- _PROMPT_:
Starting at the top of the listing, extract every line up to and including the one with "import numpy as np". Pictures stay out of the copy.

=-=-=-=-=

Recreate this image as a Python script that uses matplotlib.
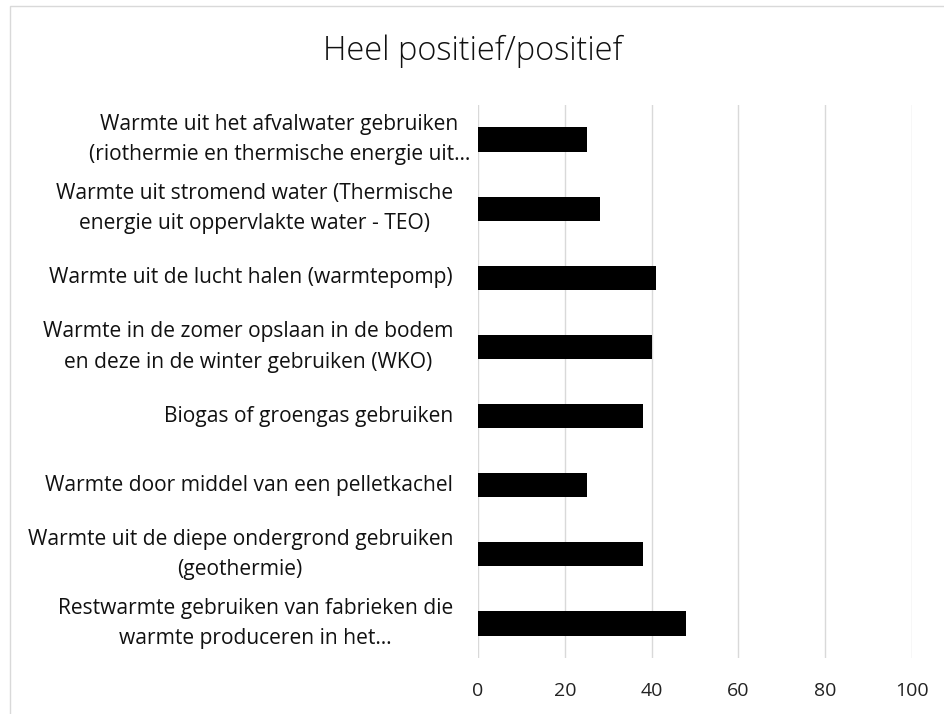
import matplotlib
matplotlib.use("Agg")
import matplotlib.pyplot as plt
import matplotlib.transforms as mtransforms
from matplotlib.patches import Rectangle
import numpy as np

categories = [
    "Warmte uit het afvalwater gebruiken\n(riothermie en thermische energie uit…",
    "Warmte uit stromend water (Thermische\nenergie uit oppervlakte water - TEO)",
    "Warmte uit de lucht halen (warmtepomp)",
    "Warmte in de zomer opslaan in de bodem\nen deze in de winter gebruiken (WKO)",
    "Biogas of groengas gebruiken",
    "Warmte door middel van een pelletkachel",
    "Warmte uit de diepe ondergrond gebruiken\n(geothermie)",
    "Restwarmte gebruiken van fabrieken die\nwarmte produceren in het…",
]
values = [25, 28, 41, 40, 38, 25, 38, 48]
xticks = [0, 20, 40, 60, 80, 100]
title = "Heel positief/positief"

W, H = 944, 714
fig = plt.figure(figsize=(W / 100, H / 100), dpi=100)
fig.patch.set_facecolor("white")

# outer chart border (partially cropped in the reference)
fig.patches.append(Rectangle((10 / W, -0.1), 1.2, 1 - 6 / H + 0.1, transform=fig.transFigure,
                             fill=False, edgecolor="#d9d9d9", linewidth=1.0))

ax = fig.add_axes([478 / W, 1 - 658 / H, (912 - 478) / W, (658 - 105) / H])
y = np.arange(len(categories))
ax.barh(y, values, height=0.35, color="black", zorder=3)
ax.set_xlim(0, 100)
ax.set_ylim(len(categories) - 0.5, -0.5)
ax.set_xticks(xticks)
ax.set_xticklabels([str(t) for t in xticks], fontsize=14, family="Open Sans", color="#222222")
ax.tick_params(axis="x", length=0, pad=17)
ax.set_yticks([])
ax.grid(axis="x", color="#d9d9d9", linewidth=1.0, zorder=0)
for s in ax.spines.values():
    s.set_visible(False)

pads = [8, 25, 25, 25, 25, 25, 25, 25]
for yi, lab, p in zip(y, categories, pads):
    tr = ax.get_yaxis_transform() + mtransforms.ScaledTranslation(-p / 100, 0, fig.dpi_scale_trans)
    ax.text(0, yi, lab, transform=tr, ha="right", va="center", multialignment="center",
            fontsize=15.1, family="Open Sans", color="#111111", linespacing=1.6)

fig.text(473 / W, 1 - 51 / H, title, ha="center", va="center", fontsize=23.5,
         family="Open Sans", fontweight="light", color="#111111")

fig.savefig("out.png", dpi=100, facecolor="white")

=-=-=-=-=

- _THE SOLUTION_:
Recreate this image as a Python script that uses matplotlib.
import matplotlib
matplotlib.use("Agg")
import matplotlib.pyplot as plt
import matplotlib.transforms as mtransforms
from matplotlib.patches import Rectangle
import numpy as np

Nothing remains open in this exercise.